Her planned schedule for one Sunday shows where she stands on the church versus gaming: “If I rise soon enough, St. James’s Church. In the afternoon, to write a defence of Hoyle to Miss Petulant at Bath, who has controverted some of his principles. Lady Brag’s in the evening” And her expenses for the same Sunday, “Lost at card, at Lady Brag’s—47 £ 5 s.” (Adventurer, number 23, January 23, 1753)
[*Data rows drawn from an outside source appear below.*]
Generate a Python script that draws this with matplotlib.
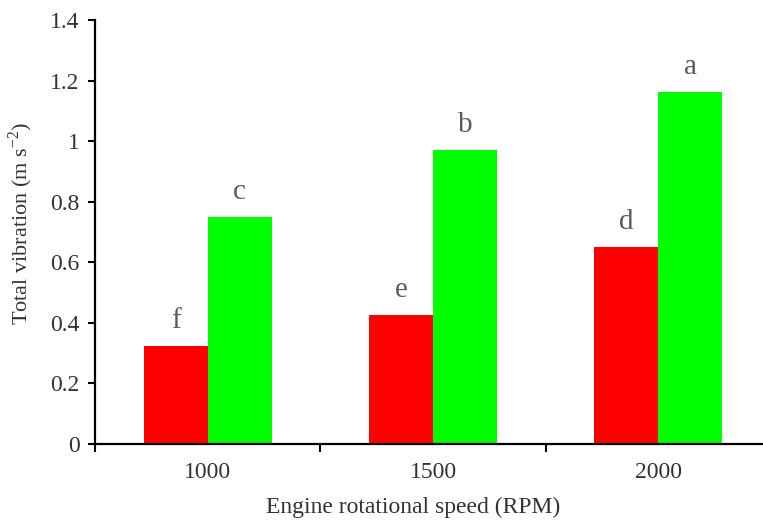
import matplotlib

matplotlib.use("Agg")
import matplotlib.pyplot as plt
import numpy as np

# data
speeds = ["1000", "1500", "2000"]
red_vals = [0.325, 0.427, 0.650]
green_vals = [0.748, 0.970, 1.163]
red_letters = ["f", "e", "d"]
green_letters = ["c", "b", "a"]
y_ticks = [0, 0.2, 0.4, 0.6, 0.8, 1.0, 1.2, 1.4]
y_tick_labels = ["0", "0.2", "0.4", "0.6", "0.8", "1", "1.2", "1.4"]

plt.rcParams["font.family"] = ["Liberation Serif", "DejaVu Serif"]
plt.rcParams["mathtext.fontset"] = "custom"
plt.rcParams["mathtext.rm"] = "Liberation Serif"

TEXT = "#333333"
LETTER = "#5a5a5a"

fig = plt.figure(figsize=(7.63, 5.23), dpi=100, facecolor="white")
ax = fig.add_axes([0.1245, 0.151, 0.886, 0.8107])

x = np.arange(len(speeds))
w = 0.284
bars_r = ax.bar(x - w / 2, red_vals, width=w, color="#ff0000", linewidth=0)
bars_g = ax.bar(x + w / 2, green_vals, width=w, color="#00ff00", linewidth=0)

for bars, letters in ((bars_r, red_letters), (bars_g, green_letters)):
    for b, lab in zip(bars, letters):
        ax.annotate(
            lab,
            (b.get_x() + b.get_width() / 2, b.get_height()),
            xytext=(0, 13),
            textcoords="offset points",
            ha="center",
            va="baseline",
            fontsize=21,
            color=LETTER,
        )

ax.set_xlim(-0.5, 2.5)
ax.set_ylim(0, 1.4)
ax.set_yticks(y_ticks)
ax.set_yticklabels(y_tick_labels)

# boundary ticks between groups, labels centred under groups
ax.set_xticks([-0.5, 0.5, 1.5, 2.5])
ax.set_xticklabels([])
ax.set_xticks(x, minor=True)
ax.set_xticklabels(speeds, minor=True)
ax.tick_params(axis="x", which="minor", length=0, pad=13, labelsize=17, labelcolor=TEXT)
ax.tick_params(axis="x", which="major", length=6, width=1.5, direction="out")
ax.tick_params(axis="y", length=5, width=1.5, direction="out", pad=6, labelsize=17, labelcolor=TEXT)

for s in ("top", "right"):
    ax.spines[s].set_visible(False)
for s in ("left", "bottom"):
    ax.spines[s].set_linewidth(1.6)

ax.set_xlabel("Engine rotational speed (RPM)", fontsize=17, color=TEXT)
ax.xaxis.set_label_coords(0.47, -0.125)
ax.set_ylabel(r"Total vibration (m s$^{\mathregular{-2}}$)", fontsize=16, color=TEXT)
ax.yaxis.set_label_coords(-0.089, 0.52)

fig.savefig("out.png", dpi=100, facecolor="white")
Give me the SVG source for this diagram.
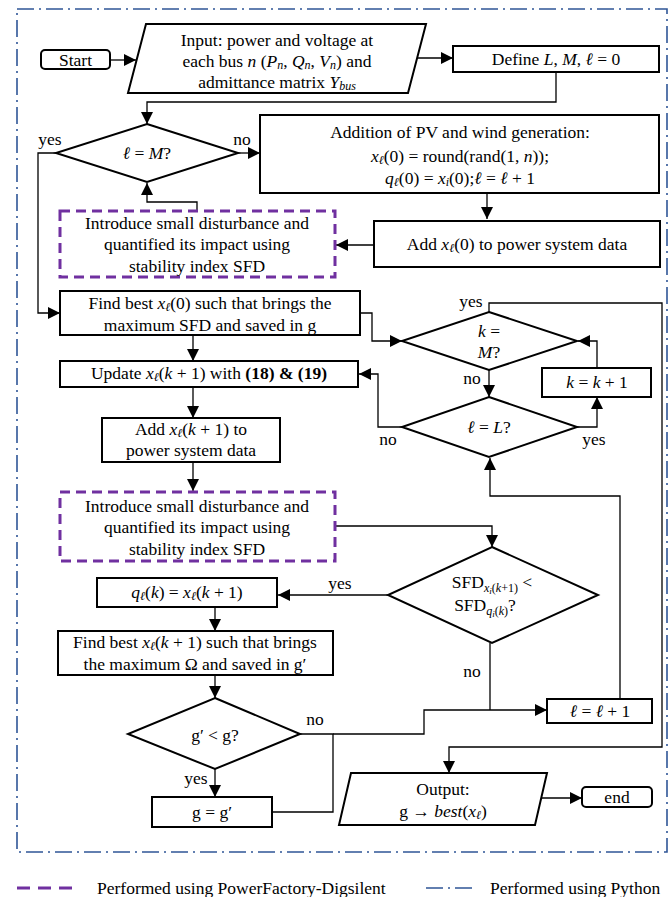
<svg xmlns="http://www.w3.org/2000/svg" width="670" height="897" viewBox="0 0 670 897">
<defs>
<marker id="ah" markerUnits="userSpaceOnUse" markerWidth="12" markerHeight="12" viewBox="0 0 10 10" refX="10" refY="5" orient="auto">
<path d="M0,0 L10,5 L0,10 z" fill="#000"/>
</marker>
<style>
text{font-family:"Liberation Serif","Times New Roman",serif;font-size:17.5px;fill:#000}
.c{text-anchor:middle}
.i{font-style:italic}
.s{font-size:12px}
.b{font-weight:bold}
.box{fill:#fff;stroke:#000;stroke-width:2}
.pd{fill:none;stroke:#7030A0;stroke-width:3;stroke-dasharray:10 6}
.ln{fill:none;stroke:#000;stroke-width:1.3}
.ar{fill:none;stroke:#000;stroke-width:1.3;marker-end:url(#ah)}
.bd{fill:none;stroke:#2F5597;stroke-width:1.6;stroke-dasharray:17 5 2 5}
</style>
</defs>
<rect x="17" y="9" width="650" height="843" class="bd"/>

<g id="connectors">
<path class="ar" d="M110,60 H136"/>
<path class="ar" d="M417,58 H453"/>
<path class="ar" d="M556,72 V102 H147 V124"/>
<path class="ar" d="M56,153 H38 V313 H60"/>
<path class="ar" d="M238,153 H260"/>
<path class="ar" d="M487,193 V219"/>
<path class="ar" d="M374,245 H336"/>
<path class="ar" d="M197,210 V202 H147 V183"/>
<path class="ar" d="M360,313 H372 V341 H402"/>
<path class="ar" d="M193,335 V361"/>
<path class="ar" d="M489,370 V397"/>
<path class="ar" d="M402,427 H378 V374 H359"/>
<path class="ar" d="M577,427 H597 V397"/>
<path class="ar" d="M597,368 V341 H578"/>
<path class="ar" d="M489,312 V303 H662 V747 H449 V773"/>
<path class="ar" d="M193,387 V418"/>
<path class="ar" d="M193,462 V491"/>
<path class="ar" d="M336,526 H492 V547"/>
<path class="ar" d="M388,595 H278"/>
<path class="ar" d="M215,607 V631"/>
<path class="ar" d="M215,675 V698"/>
<path class="ar" d="M215,769 V797"/>
<path class="ln" d="M272,812 H333 V734 H300"/>
<path class="ar" d="M333,734 H424 V710 H547"/>
<path class="ln" d="M490,643 V710"/>
<path class="ar" d="M620,699 V496 H490 V458"/>
<path class="ar" d="M541,798 H582"/>
</g>

<g id="start">
<rect x="41" y="50" width="69" height="19" rx="4" class="box"/>
<text x="75.5" y="66" class="c">Start</text>
</g>

<g id="input">
<polygon points="146,24 426,24 408,93 128,93" class="box"/>
<text x="277" y="46" class="c">Input: power and voltage at</text>
<text x="277" y="67" class="c">each bus <tspan class="i">n</tspan> (<tspan class="i">P</tspan><tspan class="s i" baseline-shift="-2">n</tspan>, <tspan class="i">Q</tspan><tspan class="s i" baseline-shift="-2">n</tspan>, <tspan class="i">V</tspan><tspan class="s i" baseline-shift="-2">n</tspan>) and</text>
<text x="277" y="88" class="c">admittance matrix <tspan class="i">Y</tspan><tspan class="s i" baseline-shift="-2">bus</tspan></text>
</g>

<g id="define">
<rect x="453" y="46" width="206" height="26" class="box"/>
<text x="556" y="65" class="c">Define <tspan class="i">L</tspan>, <tspan class="i">M</tspan>, <tspan class="i">ℓ</tspan> = 0</text>
</g>

<g id="dec-lM">
<polygon points="147,124 238,153 147,182 56,153" class="box"/>
<text x="147" y="159" class="c"><tspan class="i">ℓ</tspan> = <tspan class="i">M</tspan>?</text>
<text x="50" y="145" class="c">yes</text>
<text x="242" y="145" class="c">no</text>
</g>

<g id="addition">
<rect x="260" y="115" width="399" height="78" class="box"/>
<text x="460" y="138" class="c">Addition of PV and wind generation:</text>
<text x="460" y="162" class="c"><tspan class="i">x</tspan><tspan class="s i" baseline-shift="-2">ℓ</tspan>(0) = round(rand(1, <tspan class="i">n</tspan>));</text>
<text x="460" y="184" class="c"><tspan class="i">q</tspan><tspan class="s i" baseline-shift="-2">ℓ</tspan>(0) = <tspan class="i">x</tspan><tspan class="s i" baseline-shift="-2">i</tspan>(0);<tspan class="i">ℓ</tspan> = <tspan class="i">ℓ</tspan> + 1</text>
</g>

<g id="add0">
<rect x="374" y="221" width="286" height="46" class="box"/>
<text x="517" y="250" class="c">Add <tspan class="i">x</tspan><tspan class="s i" baseline-shift="-2">ℓ</tspan>(0) to power system data</text>
</g>

<g id="disturb1">
<rect x="60" y="211" width="275" height="66" class="pd"/>
<text x="197" y="229" class="c">Introduce small disturbance and</text>
<text x="197" y="250" class="c">quantified its impact using</text>
<text x="197" y="272" class="c">stability index SFD</text>
</g>

<g id="findbest1">
<rect x="60" y="291" width="300" height="44" class="box"/>
<text x="210" y="309" class="c">Find best <tspan class="i">x</tspan><tspan class="s i" baseline-shift="-2">ℓ</tspan>(0) such that brings the</text>
<text x="210" y="331" class="c">maximum SFD and saved in g</text>
</g>

<g id="dec-kM">
<polygon points="489,312 577,341 489,370 402,341" class="box"/>
<text x="489" y="337" class="c"><tspan class="i">k</tspan> =</text>
<text x="489" y="358" class="c"><tspan class="i">M</tspan>?</text>
<text x="471" y="307" class="c">yes</text>
<text x="472" y="384" class="c">no</text>
</g>

<g id="update">
<rect x="60" y="361" width="298" height="26" class="box"/>
<text x="209" y="379" class="c">Update <tspan class="i">x</tspan><tspan class="s i" baseline-shift="-2">ℓ</tspan>(<tspan class="i">k</tspan> + 1) with <tspan class="b">(18) &amp; (19)</tspan></text>
</g>

<g id="kinc">
<rect x="542" y="368" width="109" height="29" class="box"/>
<text x="597" y="388" class="c"><tspan class="i">k</tspan> = <tspan class="i">k</tspan> + 1</text>
</g>

<g id="dec-lL">
<polygon points="489,397 577,427 489,457 402,427" class="box"/>
<text x="489" y="433" class="c"><tspan class="i">ℓ</tspan> = <tspan class="i">L</tspan>?</text>
<text x="388" y="445" class="c">no</text>
<text x="594" y="445" class="c">yes</text>
</g>

<g id="addk">
<rect x="102" y="418" width="178" height="44" class="box"/>
<text x="191" y="435" class="c">Add <tspan class="i">x</tspan><tspan class="s i" baseline-shift="-2">ℓ</tspan>(<tspan class="i">k</tspan> + 1) to</text>
<text x="191" y="456" class="c">power system data</text>
</g>

<g id="disturb2">
<rect x="60" y="492" width="275" height="69" class="pd"/>
<text x="197" y="512" class="c">Introduce small disturbance and</text>
<text x="197" y="533" class="c">quantified its impact using</text>
<text x="197" y="555" class="c">stability index SFD</text>
</g>

<g id="dec-sfd">
<polygon points="492,547 598,595 492,643 388,595" class="box"/>
<text x="492" y="588" class="c">SFD<tspan class="s" baseline-shift="-4"><tspan class="i">x</tspan><tspan class="i" font-size="9" baseline-shift="-2">i</tspan>(<tspan class="i">k</tspan>+1)</tspan> &lt;</text>
<text x="485" y="611" class="c">SFD<tspan class="s" baseline-shift="-4"><tspan class="i">q</tspan><tspan class="i" font-size="9" baseline-shift="-2">i</tspan>(<tspan class="i">k</tspan>)</tspan>?</text>
<text x="340" y="589" class="c">yes</text>
<text x="472" y="677" class="c">no</text>
</g>

<g id="qk">
<rect x="97" y="578" width="180" height="29" class="box"/>
<text x="187" y="598" class="c"><tspan class="i">q</tspan><tspan class="s i" baseline-shift="-2">ℓ</tspan>(<tspan class="i">k</tspan>) = <tspan class="i">x</tspan><tspan class="s i" baseline-shift="-2">ℓ</tspan>(<tspan class="i">k</tspan> + 1)</text>
</g>

<g id="findbest2">
<rect x="58" y="631" width="275" height="44" class="box"/>
<text x="195" y="648" class="c">Find best <tspan class="i">x</tspan><tspan class="s i" baseline-shift="-2">ℓ</tspan>(<tspan class="i">k</tspan> + 1) such that brings</text>
<text x="195" y="670" class="c">the maximum Ω and saved in g′</text>
</g>

<g id="dec-g">
<polygon points="215,698 300,734 215,769 128,734" class="box"/>
<text x="215" y="741" class="c">g′ &lt; g?</text>
<text x="315" y="725" class="c">no</text>
<text x="196" y="784" class="c">yes</text>
</g>

<g id="gset">
<rect x="152" y="797" width="120" height="30" class="box"/>
<text x="212" y="818" class="c">g = g′</text>
</g>

<g id="linc">
<rect x="547" y="699" width="105" height="24" class="box"/>
<text x="600" y="717" class="c"><tspan class="i">ℓ</tspan> = <tspan class="i">ℓ</tspan> + 1</text>
</g>

<g id="output">
<polygon points="351,773 547,773 535,825 339,825" class="box"/>
<text x="443" y="795" class="c">Output:</text>
<text x="443" y="817" class="c">g → <tspan class="i">best</tspan>(<tspan class="i">x</tspan><tspan class="s i" baseline-shift="-2">ℓ</tspan>)</text>
</g>

<g id="end">
<rect x="582" y="787" width="70" height="20" rx="4" class="box"/>
<text x="617" y="803" class="c">end</text>
</g>

<g id="legend">
<path d="M17,888 H77" fill="none" stroke="#7030A0" stroke-width="3" stroke-dasharray="13 8"/>
<text x="97" y="894">Performed using PowerFactory-Digsilent</text>
<path d="M426,888 H475" fill="none" stroke="#2F5597" stroke-width="1.6" stroke-dasharray="17 5 2 5"/>
<text x="490" y="894">Performed using Python</text>
</g>
</svg>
“A letter from a lady to Mr. Hoyle, partly complimentary, and partly objugatory,” appearing in the Public Advertiser of April 4, 1763, begins as follows:
“Mr. Hoyle, Permit me, sir, to address you with that reverence and obsequious deportment, which is due to the author of a book more read and studied than the Bible. Permit me to add my congratulations to those of the public on your useful and important treatise, concerning the game of whist. Every little helps (as the old woman said when she did something in the sea) my applause, therefore, will be some little adjunct to your universal fame, that name whose hundred throats are hoarse with your praises, yet who still despairs of doing justice to you merit. For my part, I think it would be no more than your due, to erect a statute to you in every town in this kingdom, because nothing on earth redounds so much to the honour, interest, and happiness of a nation, as its being distinguished for a spirit of gaming; which glorious spirit has been greatly supported and increased by your means. It is very much to be lamented, that gaming is not reckoned one of the cardinal virtues, as it is attended with such admirable consequences. By gaming a man acquires a noble contempt of money, the soul is enlarged, and totally disentangled from the weakness of humanity, and that pusillanimous concern and tenderness which some people are apt to entertain for their wives, children, and friends.
This is of course the “compliementary” part of the letter, which later goes on to criticize Hoyle for not writing about other popular games.

Inevitably Hoyle was the subject of sermon as well as satire:
“Let every mother who is blessed with children, make it an indispensable point of infusing the most virtuous sentiments, and chaste ideas into them, from their tenderest infancy…How much better, how more commendable, how more consistent would it appear, in Lady this, or Lady that, to instruct her daughters in such important articles as these instead of introducing them into dissolute company, at twelve or thirteen years of age, with Hoyle’s treatise on Whist in their hands, and suffering them to contract at routs, assemblies, and drums, what it is a crime in themselves to practice. (The Occasionalist, Number 13, November 4, 1768).
These snippets are a small portion of mentions of Hoyle during his lifetime; perhaps I shall fill another essay with others. Hoyle is a frequent focus for satire, beginning with The Humors of Whist, discussed here and here. Darker is the suggestion that his whist treatise competes with the Bible for public attention—that Hoyle competes with the church. Of course the suggestion is serious only from the religious, and satiric from the gamesters!

The conclusion is that Hoyle’s writing was extraordinarily popular and these references would have resonated with the contemporary London literary audience.